* Provided material
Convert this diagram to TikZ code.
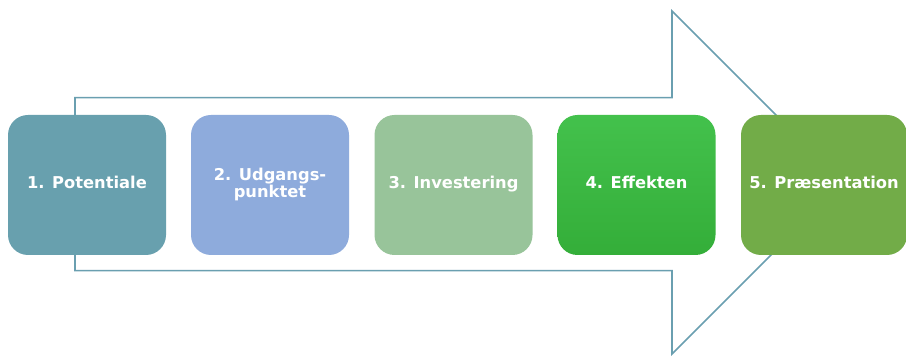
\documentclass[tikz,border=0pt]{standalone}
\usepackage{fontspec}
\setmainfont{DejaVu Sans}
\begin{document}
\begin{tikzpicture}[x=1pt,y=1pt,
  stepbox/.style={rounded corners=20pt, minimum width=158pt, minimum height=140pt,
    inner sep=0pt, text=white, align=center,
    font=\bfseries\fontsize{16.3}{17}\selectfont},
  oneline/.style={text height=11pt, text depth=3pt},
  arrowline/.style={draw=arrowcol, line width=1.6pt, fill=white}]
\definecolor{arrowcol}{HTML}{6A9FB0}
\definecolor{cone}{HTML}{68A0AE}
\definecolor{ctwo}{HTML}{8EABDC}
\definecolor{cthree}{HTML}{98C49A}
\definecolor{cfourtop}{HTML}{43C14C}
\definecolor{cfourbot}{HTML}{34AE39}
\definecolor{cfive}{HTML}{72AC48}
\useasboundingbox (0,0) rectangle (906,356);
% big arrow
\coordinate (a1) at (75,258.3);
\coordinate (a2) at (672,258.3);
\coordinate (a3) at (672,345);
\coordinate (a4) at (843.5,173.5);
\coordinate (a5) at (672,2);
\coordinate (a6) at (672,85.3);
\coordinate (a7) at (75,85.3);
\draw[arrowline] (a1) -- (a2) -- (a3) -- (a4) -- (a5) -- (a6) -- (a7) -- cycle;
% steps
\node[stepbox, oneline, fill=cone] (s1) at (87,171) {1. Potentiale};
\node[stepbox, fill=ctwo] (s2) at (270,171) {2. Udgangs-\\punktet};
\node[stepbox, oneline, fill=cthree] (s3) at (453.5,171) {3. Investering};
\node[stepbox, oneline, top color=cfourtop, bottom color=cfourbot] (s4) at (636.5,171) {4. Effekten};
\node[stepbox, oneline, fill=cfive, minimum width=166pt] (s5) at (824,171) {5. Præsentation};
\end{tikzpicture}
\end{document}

* Objective
Copy all the data exactly as written, but skip any picture.

* Output for this exercise
Convert this diagram to TikZ code.
\documentclass[tikz,border=0pt]{standalone}
\usepackage{fontspec}
\setmainfont{DejaVu Sans}
\begin{document}
\begin{tikzpicture}[x=1pt,y=1pt,
  stepbox/.style={rounded corners=20pt, minimum width=158pt, minimum height=140pt,
    inner sep=0pt, text=white, align=center,
    font=\bfseries\fontsize{16.3}{17}\selectfont},
  oneline/.style={text height=11pt, text depth=3pt},
  arrowline/.style={draw=arrowcol, line width=1.6pt, fill=white}]
\definecolor{arrowcol}{HTML}{6A9FB0}
\definecolor{cone}{HTML}{68A0AE}
\definecolor{ctwo}{HTML}{8EABDC}
\definecolor{cthree}{HTML}{98C49A}
\definecolor{cfourtop}{HTML}{43C14C}
\definecolor{cfourbot}{HTML}{34AE39}
\definecolor{cfive}{HTML}{72AC48}
\useasboundingbox (0,0) rectangle (906,356);
% big arrow
\coordinate (a1) at (75,258.3);
\coordinate (a2) at (672,258.3);
\coordinate (a3) at (672,345);
\coordinate (a4) at (843.5,173.5);
\coordinate (a5) at (672,2);
\coordinate (a6) at (672,85.3);
\coordinate (a7) at (75,85.3);
\draw[arrowline] (a1) -- (a2) -- (a3) -- (a4) -- (a5) -- (a6) -- (a7) -- cycle;
% steps
\node[stepbox, oneline, fill=cone] (s1) at (87,171) {1. Potentiale};
\node[stepbox, fill=ctwo] (s2) at (270,171) {2. Udgangs-\\punktet};
\node[stepbox, oneline, fill=cthree] (s3) at (453.5,171) {3. Investering};
\node[stepbox, oneline, top color=cfourtop, bottom color=cfourbot] (s4) at (636.5,171) {4. Effekten};
\node[stepbox, oneline, fill=cfive, minimum width=166pt] (s5) at (824,171) {5. Præsentation};
\end{tikzpicture}
\end{document}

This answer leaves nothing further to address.